Case expects the capital markets and alternative reinsurance capital business to grow in importance at Aon. He said; “We’ve had a relatively light cat year and that’s fully compounded by the continued influx of capital from non-traditional sources, which is at the $45 billion to $50 billion level now. We expect it to grow over time.”
Aon’s position within the catastrophe bond and ILS issuance market is one factor that Case is clearly very aware of, despite it being a small piece of the organisation he leads.
Case commented on this market; “When you think about our leadership position in the alternative capital area, in cat bonds as an example, I mean, there’s clearly an acceleration on that front. If you think about since 2010, give or take, there’s probably been about 90, 93, 94 deals done over that period of time. We’ve been involved in over half of them.
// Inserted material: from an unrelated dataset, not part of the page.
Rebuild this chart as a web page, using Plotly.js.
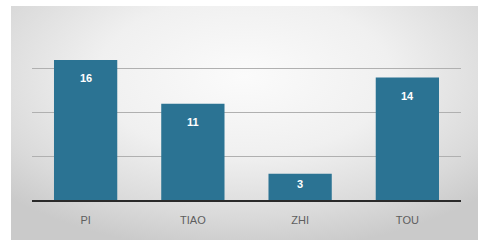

Now there’s been an acceleration of the 93, 31 were done last year. Again, we’re involved in over half of them.”
This small piece of Aon’s reinsurance broking business is growing in importance for the firm and Case sees the capital markets and ILS as a key part of the overall product offering in the reinsurance broking and advisory work at Aon.
Case explained; “It’s very small overall, as we said before, but a larger piece obviously of our treaty book. But this is a smaller percentage overall, 5% to 10%, let’s say, but growing. And what I wanted to highlight is, if you think about alternative capital, this we believe is a reality, it’s an option for clients, it’s highly viable. About $45 billion or so in the context of, call it, a $550 billion capital base for the insurance world. We are primary in it, but overall it turns out to be 5% to 10% of our overall book.”
So the alternative reinsurance capital, catastrophe bond and ILS business is clearly providing profits at Aon plc and is significant enough, in the entire corporation, to warrant attention from the CEO. Capital markets broking business can be profitable for reinsurance brokers as there can be traditional brokers and capital markets specialists working on the same placements, with advisory, structuring, broking and bookrunning fees and commissions to profit from.
As the ILS market continues to grow, with third-party capital increasingly leveraged within reinsurance, the income from advising, broking and arranging these deals will be a growing portion of brokers income in years to come. As a result, we are likely to see increased focus on capital markets skills and specialists at reinsurance brokerages.